Открытая дверь и другие истории о зримом и незримом (Олифант) - страница 101

— Это уже хоть что-то.

— Хоть что-то! Это очень много; это больше, чем они могут получить где-либо еще. Я содержу их в чистоте, насколько это возможно. Я даю им, по крайней мере, средства для поддержания чистоты, а значит, и для борьбы с болезнями, и для продления жизни, а это, уверяю тебя, больше, чем они вправе от меня ожидать.

Я не был готов к спору в той степени, в какой следовало бы. Все это содержалось в Евангелии от Адама Смита, в духе которого был воспитан мой отец; но в мое время его догматы стали менее обязательными. Я хотел чего-то большего или чего-то меньшего; но мои взгляды не были так ясны, а моя система — так логична и хорошо выстроена, как та, которая служила фундаментом для совести моего отца, позволявшей ему с легким сердцем получать свой процент.

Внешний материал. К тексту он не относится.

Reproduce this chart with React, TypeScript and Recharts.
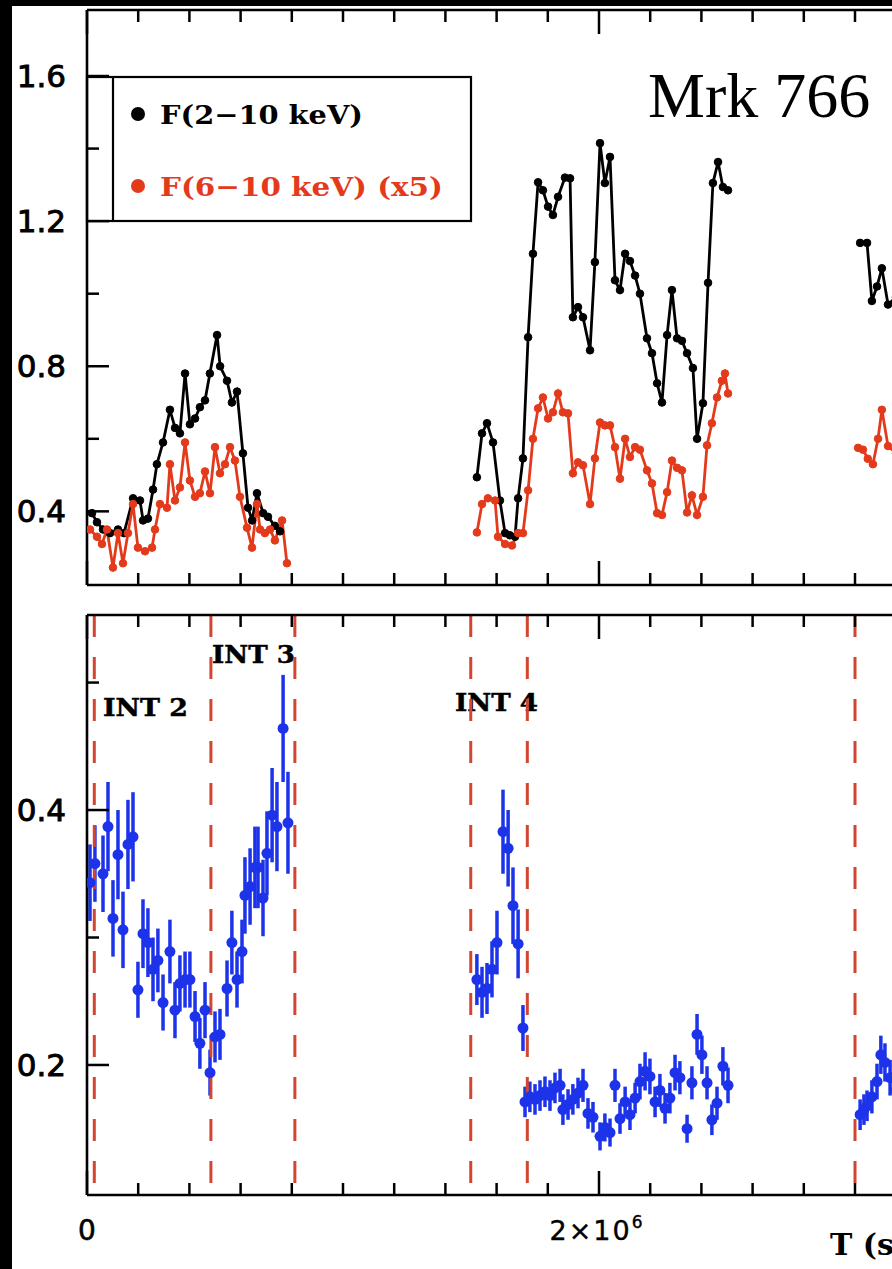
import React from 'react';
import { ComposedChart, Line, Scatter, XAxis, YAxis, ErrorBar, ReferenceLine } from 'recharts';

// ---------- data (time in ks) ----------
const blackT1 = [19.5, 39, 62.5, 90, 121, 144.5, 180, 207, 219, 238, 258, 273, 297, 324, 344, 363, 383, 402, 422, 441, 461, 480, 508, 520, 547, 566, 586, 609, 629, 645, 664, 688, 707, 734, 754];
const blackF1 = [0.395, 0.37, 0.35, 0.34, 0.35, 0.34, 0.436, 0.43, 0.375, 0.38, 0.46, 0.53, 0.59, 0.68, 0.63, 0.615, 0.78, 0.64, 0.656, 0.687, 0.706, 0.78, 0.886, 0.8, 0.76, 0.7, 0.73, 0.56, 0.41, 0.375, 0.45, 0.395, 0.385, 0.36, 0.345];
const redT1 = [11.7, 39, 58.6, 78, 101.5, 121, 140.6, 160, 179.7, 199, 226.6, 254, 265.6, 285, 312.5, 324, 343.7, 363, 383, 402, 422, 441, 461, 480.5, 500, 519.5, 539, 558.6, 578, 597.6, 625, 644.5, 664, 676, 695, 715, 734, 762, 781];
const redF1 = [0.35, 0.33, 0.31, 0.35, 0.245, 0.34, 0.257, 0.34, 0.42, 0.3, 0.29, 0.3, 0.35, 0.42, 0.41, 0.53, 0.43, 0.466, 0.59, 0.485, 0.44, 0.45, 0.51, 0.45, 0.577, 0.505, 0.53, 0.577, 0.54, 0.44, 0.355, 0.3, 0.42, 0.35, 0.34, 0.35, 0.32, 0.375, 0.257];

const blackT2 = [1523, 1543, 1562.5, 1586, 1613, 1633, 1652, 1672, 1684, 1703, 1723, 1742, 1762, 1781, 1801, 1820, 1840, 1867, 1887, 1898, 1918, 1937.5, 1965, 1984, 2004, 2023, 2043, 2062.5, 2082, 2102, 2121, 2141, 2160, 2187.5, 2207, 2227, 2246, 2266, 2285, 2305, 2324, 2344, 2367, 2383, 2406, 2426, 2445, 2465, 2484, 2504];
const blackF2 = [0.494, 0.615, 0.643, 0.59, 0.43, 0.34, 0.334, 0.33, 0.436, 0.546, 0.88, 1.11, 1.307, 1.285, 1.24, 1.217, 1.267, 1.32, 1.318, 0.935, 0.963, 0.935, 0.844, 1.087, 1.415, 1.305, 1.377, 1.037, 1.01, 1.11, 1.09, 1.05, 1.0, 0.877, 0.836, 0.753, 0.7, 0.886, 1.01, 0.877, 0.87, 0.836, 0.795, 0.6, 0.698, 1.03, 1.305, 1.363, 1.294, 1.285];
const redT2 = [1523, 1543, 1566, 1594, 1605.5, 1633, 1660, 1684, 1703, 1723, 1742, 1762, 1781, 1801, 1820, 1840, 1859, 1879, 1898, 1918, 1937.5, 1965, 1984, 2004, 2023, 2043, 2062.5, 2082, 2102, 2121, 2141, 2160, 2187.5, 2207, 2227, 2246, 2266, 2285, 2305, 2324, 2344, 2363, 2383, 2406, 2422, 2441, 2461, 2480, 2492, 2504];
const redF2 = [0.342, 0.42, 0.436, 0.43, 0.33, 0.31, 0.306, 0.34, 0.34, 0.458, 0.6, 0.684, 0.714, 0.656, 0.673, 0.725, 0.673, 0.67, 0.505, 0.535, 0.527, 0.42, 0.546, 0.645, 0.637, 0.637, 0.577, 0.49, 0.6, 0.55, 0.577, 0.57, 0.513, 0.477, 0.395, 0.39, 0.453, 0.54, 0.52, 0.513, 0.397, 0.444, 0.39, 0.44, 0.582, 0.643, 0.714, 0.76, 0.78, 0.725];

const blackT3 = [3020, 3047, 3066, 3086, 3105, 3129, 3160];
const blackF3 = [1.14, 1.14, 0.98, 1.02, 1.07, 0.97, 0.99];
const redT3 = [3012, 3031, 3050, 3070, 3090, 3105, 3129, 3160];
const redF3 = [0.575, 0.57, 0.545, 0.53, 0.6, 0.68, 0.58, 0.56];

const hrT1 = [11.7, 31, 62.5, 82, 101.5, 121, 140.6, 160, 179.7, 199, 218.7, 238, 257.8, 277, 297, 324, 343.7, 363, 383, 402, 422, 441, 461, 480.5, 500, 519.5, 547, 566, 586, 605.5, 617, 637, 656, 668, 687.5, 703, 723, 742, 766, 785];
const hrV1 = [0.343, 0.358, 0.35, 0.387, 0.315, 0.365, 0.306, 0.373, 0.379, 0.259, 0.303, 0.296, 0.275, 0.282, 0.249, 0.289, 0.243, 0.264, 0.267, 0.267, 0.238, 0.217, 0.243, 0.194, 0.222, 0.224, 0.26, 0.296, 0.267, 0.289, 0.333, 0.34, 0.355, 0.355, 0.331, 0.366, 0.396, 0.387, 0.464, 0.39];
const hrE1 = [0.03, 0.03, 0.03, 0.035, 0.03, 0.035, 0.03, 0.035, 0.035, 0.022, 0.027, 0.027, 0.025, 0.025, 0.022, 0.025, 0.022, 0.022, 0.022, 0.022, 0.02, 0.02, 0.022, 0.018, 0.02, 0.02, 0.022, 0.025, 0.022, 0.025, 0.03, 0.03, 0.032, 0.032, 0.03, 0.033, 0.037, 0.035, 0.042, 0.04];
const hrT2 = [1523, 1543, 1562.5, 1582, 1601.5, 1625, 1645, 1664, 1684, 1703, 1711, 1730, 1750, 1769.5, 1789, 1808.5, 1828, 1848, 1859, 1879, 1898, 1918, 1937.5, 1957, 1976.5, 2004, 2023, 2043, 2062.5, 2082, 2102, 2121, 2141, 2160, 2180, 2199, 2219, 2238, 2258, 2277, 2297, 2316, 2344, 2363, 2383, 2402, 2422, 2441, 2461, 2484, 2504];
const hrV2 = [0.267, 0.257, 0.26, 0.275, 0.296, 0.383, 0.37, 0.325, 0.295, 0.229, 0.171, 0.175, 0.173, 0.176, 0.179, 0.176, 0.182, 0.184, 0.165, 0.169, 0.173, 0.178, 0.184, 0.162, 0.159, 0.144, 0.151, 0.147, 0.184, 0.158, 0.171, 0.161, 0.174, 0.187, 0.195, 0.191, 0.171, 0.18, 0.166, 0.174, 0.194, 0.19, 0.15, 0.186, 0.224, 0.208, 0.186, 0.157, 0.17, 0.199, 0.184];
const hrE2 = [0.02, 0.02, 0.02, 0.022, 0.025, 0.033, 0.03, 0.03, 0.027, 0.018, 0.012, 0.012, 0.012, 0.012, 0.012, 0.012, 0.012, 0.013, 0.012, 0.012, 0.012, 0.012, 0.013, 0.012, 0.012, 0.011, 0.011, 0.011, 0.013, 0.012, 0.012, 0.012, 0.012, 0.014, 0.015, 0.014, 0.012, 0.013, 0.012, 0.012, 0.014, 0.013, 0.011, 0.013, 0.016, 0.015, 0.013, 0.012, 0.013, 0.015, 0.014];
const hrT3 = [3020, 3035, 3047, 3066, 3086, 3101, 3117, 3137, 3160];
const hrV3 = [0.161, 0.165, 0.168, 0.175, 0.187, 0.208, 0.202, 0.19, 0.18];
const hrE3 = [0.012, 0.012, 0.012, 0.013, 0.014, 0.015, 0.015, 0.014, 0.013];

const intervalBounds = [28.5, 484, 812, 1499, 1720, 3000];
const intervalLabels = [
  { text: 'INT 2', x: 103, y: 716, w: 85 },
  { text: 'INT 3', x: 212, y: 663, w: 83 },
  { text: 'INT 4', x: 455, y: 711, w: 83 },
];

const xTicks = [0, 200, 400, 600, 800, 1000, 1200, 1400, 1600, 1800, 2000, 2200, 2400, 2600, 2800, 3000, 3200, 3400, 3600];
const xMajor = [0, 2000, 4000];
const topYTicks = [0.4, 0.6, 0.8, 1.0, 1.2, 1.4, 1.6];
const topYLabels = [0.4, 0.8, 1.2, 1.6];
const botYTicks = [0.2, 0.3, 0.4, 0.5];
const botYLabels = [0.2, 0.4];

// ---------- styling ----------
const RED = '#e43a1c';
const BLUE = '#1d33ea';
const DASH = '#d24531';
const W = 1030;
const LEFT = 87;
const X_DOMAIN: [number, number] = [0, 3600];
const RIGHT = W - LEFT - 921.6;
const TOP_DOMAIN: [number, number] = [0.197, 1.782];
const BOT_DOMAIN: [number, number] = [0.098, 0.553];

const zip = (t: number[], f: number[]) => t.map((tt, i) => ({ t: tt, f: f[i] }));
const zip3 = (t: number[], v: number[], e: number[]) => t.map((tt, i) => ({ t: tt, v: v[i], e: e[i] }));

const blackSegs = [zip(blackT1, blackF1), zip(blackT2, blackF2), zip(blackT3, blackF3)];
const redSegs = [zip(redT1, redF1), zip(redT2, redF2), zip(redT3, redF3)];
const hrRows = [...zip3(hrT1, hrV1, hrE1), ...zip3(hrT2, hrV2, hrE2), ...zip3(hrT3, hrV3, hrE3)];

const makeXTick = (dir: number, labels: boolean) => (props: any) => {
  const { x, y, payload } = props;
  const v = payload.value;
  const major = xMajor.includes(v);
  const len = major ? 24 : 12;
  return (
    <g>
      <line x1={x} y1={y} x2={x} y2={y - dir * len} stroke="#000" strokeWidth={2.5} />
      {labels && v === 0 && (
        <text x={x} y={y + 45} textAnchor="middle" fontFamily="DejaVu Sans" fontSize={28} fill="#000" stroke="#000" strokeWidth={0.6}>0</text>
      )}
      {labels && v === 2000 && (
        <text x={x - 2} y={y + 45} textAnchor="middle" fontFamily="DejaVu Sans" fontSize={27} fill="#000" letterSpacing={2} stroke="#000" strokeWidth={0.4}>
          2×10<tspan dy={-12} fontSize={17}>6</tspan>
        </text>
      )}
    </g>
  );
};

const makeYTick = (labelList: number[]) => (props: any) => {
  const { x, y, payload } = props;
  const v = payload.value;
  const labeled = labelList.some((l) => Math.abs(l - v) < 1e-6);
  const len = labeled ? 22 : 12;
  return (
    <g>
      <line x1={x} y1={y} x2={x + len} y2={y} stroke="#000" strokeWidth={2.5} />
      {labeled && (
        <text x={x - 21} y={y + 11} textAnchor="end" fontFamily="DejaVu Sans" fontSize={31} fill="#000" stroke="#000" strokeWidth={0.9}>
          {v.toFixed(1)}
        </text>
      )}
    </g>
  );
};

const axisLine = { stroke: '#000', strokeWidth: 2.6 };

const TopChart = () => (
  <ComposedChart width={W} height={600} margin={{ top: 9, right: RIGHT, bottom: 14, left: LEFT - 1 }}>
    <XAxis xAxisId="b" type="number" dataKey="t" domain={X_DOMAIN} ticks={xTicks} interval={0} height={1}
      orientation="bottom" tickSize={0} tickMargin={0} tickLine={false} axisLine={axisLine} tick={makeXTick(1, false)} allowDataOverflow />
    <XAxis xAxisId="t" type="number" dataKey="t" domain={X_DOMAIN} ticks={xTicks} interval={0} height={1}
      orientation="top" tickSize={0} tickMargin={0} tickLine={false} axisLine={axisLine} tick={makeXTick(-1, false)} allowDataOverflow />
    <YAxis type="number" domain={TOP_DOMAIN} ticks={topYTicks} interval={0} width={1} tickSize={0} tickMargin={0}
      tickLine={false} axisLine={axisLine} tick={makeYTick(topYLabels)} allowDataOverflow />
    {blackSegs.map((d, i) => (
      <Line key={'b' + i} xAxisId="b" data={d} dataKey="f" stroke="#000" strokeWidth={2.8}
        dot={{ r: 3.8, fill: '#000', stroke: '#000', strokeWidth: 1 }} isAnimationActive={false} />
    ))}
    {redSegs.map((d, i) => (
      <Line key={'r' + i} xAxisId="b" data={d} dataKey="f" stroke={RED} strokeWidth={2.8}
        dot={{ r: 3.8, fill: RED, stroke: RED, strokeWidth: 1 }} isAnimationActive={false} />
    ))}
    <g>
      <rect x={87} y={77} width={384} height={144} fill="none" stroke="#000" strokeWidth={2.2} />
      <line x1={113} y1={77} x2={113} y2={221} stroke="#000" strokeWidth={2.2} />
      <circle cx={138} cy={114} r={7} fill="#000" />
      <text x={160} y={124} fontFamily="DejaVu Serif" fontWeight="bold" fontSize={26} fill="#000"
        textLength={203} lengthAdjust="spacingAndGlyphs">F(2−10 keV)</text>
      <circle cx={138} cy={186} r={7} fill={RED} />
      <text x={160} y={196} fontFamily="DejaVu Serif" fontWeight="bold" fontSize={26} fill={RED}
        textLength={283} lengthAdjust="spacingAndGlyphs">F(6−10 keV) (x5)</text>
      <text x={648} y={117} fontFamily="Liberation Serif" fontSize={64} fill="#000">Mrk 766</text>
    </g>
  </ComposedChart>
);

const BottomChart = () => (
  <ComposedChart width={W} height={1269} margin={{ top: 614, right: RIGHT, bottom: 73, left: LEFT - 1 }}>
    <XAxis xAxisId="b" type="number" dataKey="t" domain={X_DOMAIN} ticks={xTicks} interval={0} height={1}
      orientation="bottom" tickSize={0} tickMargin={0} tickLine={false} axisLine={axisLine} tick={makeXTick(1, true)} allowDataOverflow />
    <XAxis xAxisId="t" type="number" dataKey="t" domain={X_DOMAIN} ticks={xTicks} interval={0} height={1}
      orientation="top" tickSize={0} tickMargin={0} tickLine={false} axisLine={axisLine} tick={makeXTick(-1, false)} allowDataOverflow />
    <YAxis type="number" dataKey="v" domain={BOT_DOMAIN} ticks={botYTicks} interval={0} width={1} tickSize={0} tickMargin={0}
      tickLine={false} axisLine={axisLine} tick={makeYTick(botYLabels)} allowDataOverflow />
    <Scatter xAxisId="b" data={hrRows} dataKey="v" isAnimationActive={false}
      shape={(p: any) => <circle cx={p.cx} cy={p.cy} r={5.5} fill={BLUE} />}>
      <ErrorBar dataKey="e" direction="y" width={0} stroke={BLUE} strokeWidth={3.5} />
    </Scatter>
    {intervalBounds.map((t, i) => (
      <ReferenceLine key={'d' + i} xAxisId="b" segment={[{ x: t, y: BOT_DOMAIN[1] }, { x: t, y: BOT_DOMAIN[0] }]}
        stroke={DASH} strokeWidth={3} strokeDasharray="22 20" />
    ))}
    <g>
      {intervalLabels.map((l) => (
        <text key={l.text} x={l.x} y={l.y} fontFamily="DejaVu Serif" fontWeight="bold" fontSize={25} fill="#000"
          stroke="#000" strokeWidth={0.5} textLength={l.w} lengthAdjust="spacingAndGlyphs">{l.text}</text>
      ))}
      <text x={830} y={1255} fontFamily="DejaVu Serif" fontWeight="bold" fontSize={30} fill="#000">T (s)</text>
    </g>
  </ComposedChart>
);

export default function App() {
  return (
    <div style={{ position: 'fixed', left: 0, top: 0, width: 892, height: 1269, overflow: 'hidden', background: '#fff' }}>
      <div style={{ position: 'absolute', left: 0, top: 0 }}><TopChart /></div>
      <div style={{ position: 'absolute', left: 0, top: 0 }}><BottomChart /></div>
      <div style={{ position: 'absolute', left: 0, top: 0, width: 12, height: 1269, background: '#000' }} />
      <div style={{ position: 'absolute', left: 0, top: 0, width: 892, height: 6, background: '#000' }} />
    </div>
  );
}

И все же, мне показалось, что он чем-то встревожен. Как-то утром я встретил его, выходившего из комнаты, где висел портрет, словно он приходил украдкой взглянуть на него. Он качал головой и повторял: «Нет, нет», не замечая меня, и я отступил в сторону, увидев его таким погруженным в себя. Что касается меня, то я редко заглядывал в эту комнату. Я выходил из дома, как часто делал в детстве, и смотрел через окно на тихое и священное теперь место, всегда внушавшее мне некоторый трепет. Мне казалось, что хрупкая фигурка в белом платье спускалась в комнату с какой-то призрачной высоты, и во взгляде ее было то, что поначалу казалось мне тревогой, но теперь я считал это задумчивым любопытством, словно она искала ту жизнь, которая могла бы принадлежать ей. Где то существование, которое принадлежало ей, милый дом, ребенок, которого она оставила? Она не могла узнать человека, который смотрел на нее из окна, словно сквозь вуаль, с мистическим благоговением, — равно как и я не мог узнать ее. Я никогда не смогу быть ребенком для нее, а она не сможет быть для меня матерью.

* * *

Миновало несколько спокойных дней. Ничто не заставляло нас обращать особое внимание на течение времени, так как жизнь была очень однообразной, а ее уклад — неизменным. Мои мысли были заняты арендаторами моего отца. У него было много собственности в городе, располагавшемся поблизости от нас, — целые улицы маленьких домов, самая доходная собственность (я был в этом уверен) из всего, что ему принадлежало. Мне очень хотелось прийти к какому-нибудь окончательному заключению: с одной стороны, не поддаваться чувствам, с другой — не позволить им кануть в небытие, как это случилось с моим отцом. Как-то вечером я сидел у себя в гостиной, занятый подсчетами издержек и прибылей, с тревожным желанием убедить его, что либо его прибыль больше, чем позволяет справедливость, либо что она несет с собой куда больше обязанностей, чем он предполагал.